UniSA’s involvement in a new joint laboratory will see a team of researchers in South Australia work on the science that will lead to a better understanding of cancer and improved treatments.
UniSA and SA Pathology’s Centre for Cancer Biology (CCB) is partnering with Singapore’s Institute of Molecular and Cell Biology (IMCB) within the Agency for Science Technology and Research (A*STAR), thanks to $1 million in support from the Department of State Development through its South Australian Research Fellowship Program.
Under the Fellowship, international expert in the relationship between chronic inflammation and the development of cancers – Professor Vinay Tergaonkar – will lead the new laboratory. He will lead cutting-edge research into inflammation in a variety of cancers and the development of new drug treatments to block inflammation selectively, rather than generically.
Vice Chancellor, Professor David Lloyd says the partnership is a perfect example of how international collaborations can benefit South Australia and sow the seeds for future industries.
“This is a significant investment by the University and the State Government but one that will continue to reap great rewards by building the State’s potential for national and international leadership in aspects of cancer research,” Prof Lloyd says.
“Prof Tergaonkar’s appointment with UniSA has already underpinned a successful infrastructure grant of $2 million from the Australian Cancer Research Foundation and attracted support from the Cancer Council SA and other funding bodies.”
Prof Lloyd says the collaboration provides access to scientific expertise, equipment, and the sharing of data, and will support continuing research exchange opportunities between SA and Singapore, nurturing higher degree research students to undertake research into cancer therapies.
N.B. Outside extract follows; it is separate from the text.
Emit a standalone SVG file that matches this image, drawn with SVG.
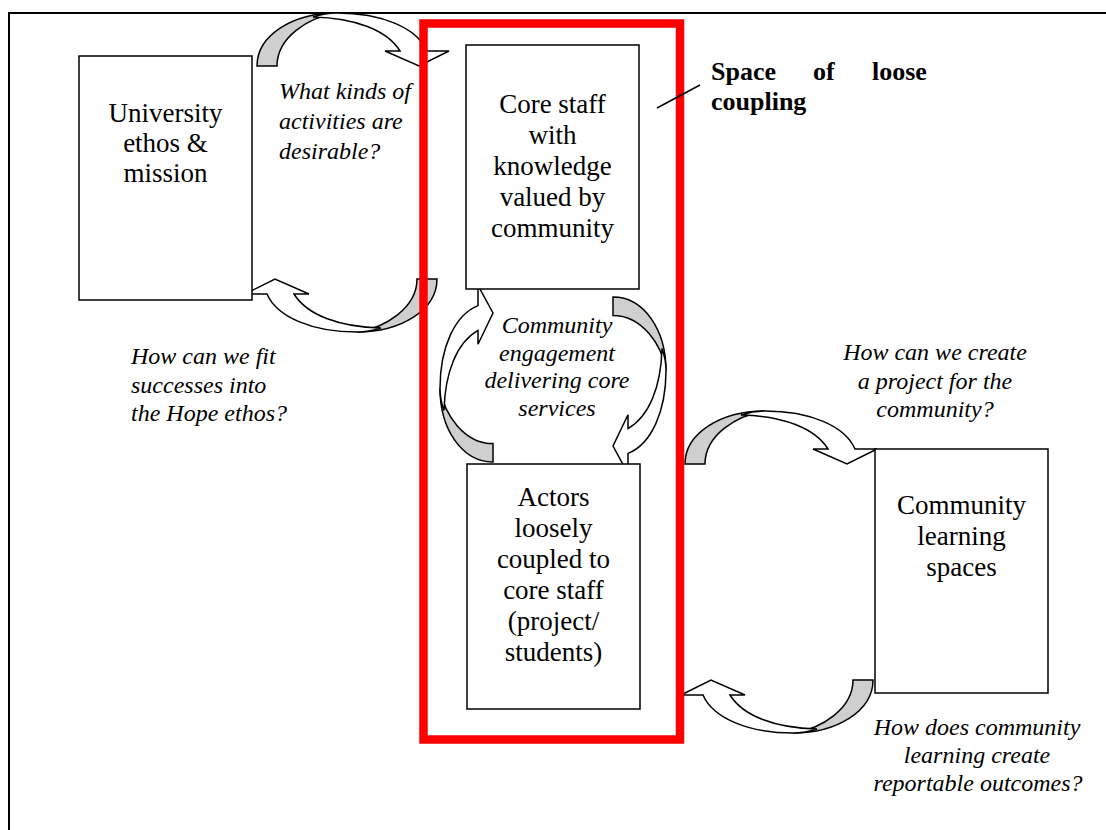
<svg xmlns="http://www.w3.org/2000/svg" width="1106" height="830" viewBox="0 0 1106 830">
  <style>
    .frame{fill:none;stroke:#000;stroke-width:2}
    .box{fill:#fff;stroke:#000;stroke-width:1.5}
    .t{font-family:"Liberation Serif","Times New Roman",serif;font-size:27px;fill:#000;text-anchor:middle}
    .q{font-family:"Liberation Serif","Times New Roman",serif;font-size:24px;font-style:italic;fill:#000}
    .qm{text-anchor:middle}
    .b{font-family:"Liberation Serif","Times New Roman",serif;font-size:26px;font-weight:bold;fill:#000}
    .back{fill:#cfcfcf;stroke:#000;stroke-width:1.5;stroke-linejoin:miter}
    .front{fill:#fff;stroke:#000;stroke-width:1.5;stroke-linejoin:miter}
    .zone{fill:none;stroke:#ff0000;stroke-width:8.5}
  </style>
  <defs>
    <!-- curved block arrow: tail at lower left, arc over the top, head pointing down on the right -->
    <g id="curved-arrow">
      <path class="back" vector-effect="non-scaling-stroke" d="M0,53 C0,22 36,0 80,0 C52,4 20,24 20,53 Z"/>
      <path class="front" vector-effect="non-scaling-stroke" d="M56,4 Q68,0 80,0 C125,0 160,15 170,38 L192,38 L162,53 L128,38 L143,38 C130,17 98,5 56,4 Z"/>
    </g>
  </defs>

  <rect class="frame" x="9" y="13" width="1200" height="900"/>

  <g id="connectors">
    <use href="#curved-arrow" transform="translate(257,13)"/>
    <use href="#curved-arrow" transform="matrix(-1,0,0,-1,437,332)"/>
    <use href="#curved-arrow" transform="matrix(0,-0.92,1,0,440,462)"/>
    <use href="#curved-arrow" transform="matrix(0,0.92,-1,0,666,297)"/>
    <use href="#curved-arrow" transform="translate(685,411)"/>
    <use href="#curved-arrow" transform="matrix(-1,0,0,-1,873,733)"/>
  </g>

  <g id="connector-labels">
    <text class="q" x="279" y="99">What kinds of</text>
    <text class="q" x="279" y="129">activities are</text>
    <text class="q" x="279" y="159">desirable?</text>

    <text class="q" x="131" y="364">How can we fit</text>
    <text class="q" x="131" y="393">successes into</text>
    <text class="q" x="131" y="421">the Hope ethos?</text>

    <text class="q qm" x="557" y="333">Community</text>
    <text class="q qm" x="557" y="361">engagement</text>
    <text class="q qm" x="557" y="388">delivering core</text>
    <text class="q qm" x="557" y="416">services</text>

    <text class="q qm" x="935" y="360">How can we create</text>
    <text class="q qm" x="935" y="389">a project for the</text>
    <text class="q qm" x="935" y="417">community?</text>

    <text class="q qm" x="977" y="735">How does community</text>
    <text class="q qm" x="977" y="763">learning create</text>
    <text class="q qm" x="978" y="791">reportable outcomes?</text>
  </g>

  <g id="node-university">
    <rect class="box" x="79" y="56" width="173" height="244"/>
    <text class="t" x="165.5" y="122">University</text>
    <text class="t" x="165.5" y="152">ethos &amp;</text>
    <text class="t" x="165.5" y="182">mission</text>
  </g>

  <g id="node-core-staff">
    <rect class="box" x="466" y="45" width="173" height="244"/>
    <text class="t" x="552.5" y="113">Core staff</text>
    <text class="t" x="552.5" y="144">with</text>
    <text class="t" x="552.5" y="175">knowledge</text>
    <text class="t" x="552.5" y="206">valued by</text>
    <text class="t" x="552.5" y="237">community</text>
  </g>

  <g id="node-actors">
    <rect class="box" x="467" y="464" width="173" height="245"/>
    <text class="t" x="553.5" y="506">Actors</text>
    <text class="t" x="553.5" y="537">loosely</text>
    <text class="t" x="553.5" y="568">coupled to</text>
    <text class="t" x="553.5" y="599">core staff</text>
    <text class="t" x="553.5" y="630">(project/</text>
    <text class="t" x="553.5" y="661">students)</text>
  </g>

  <g id="node-community">
    <rect class="box" x="875" y="449" width="173" height="244"/>
    <text class="t" x="961.5" y="514">Community</text>
    <text class="t" x="961.5" y="545">learning</text>
    <text class="t" x="961.5" y="576">spaces</text>
  </g>

  <g id="node-loose-coupling">
    <rect class="zone" x="423.5" y="23.5" width="256.5" height="716"/>
    <line x1="657" y1="108" x2="700" y2="85" stroke="#000" stroke-width="1.5"/>
    <text class="b" x="711" y="80">Space</text>
    <text class="b" x="813" y="80">of</text>
    <text class="b" x="872" y="80">loose</text>
    <text class="b" x="711" y="110">coupling</text>
  </g>
</svg>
Prof Tergaonkar said the new laboratory is a real indicator of CCB’s and South Australia’s world class program and its growing reputation internationally to create partnerships, like they have with IMBC and A*STAR.
“The number of research partners and quality of the relationships that exist at CCB is delivering results that provide breakthroughs in the discovery of causes of cancer and how to prevent and treat the disease in people,” Prof Tergaonkar says.
“Institutions coming together like we are here in Adelaide, demonstrates the trust that exists between the CCB and Singapore, and sends a message to prospective partners about getting involved in South Australia to be part of the work being done.”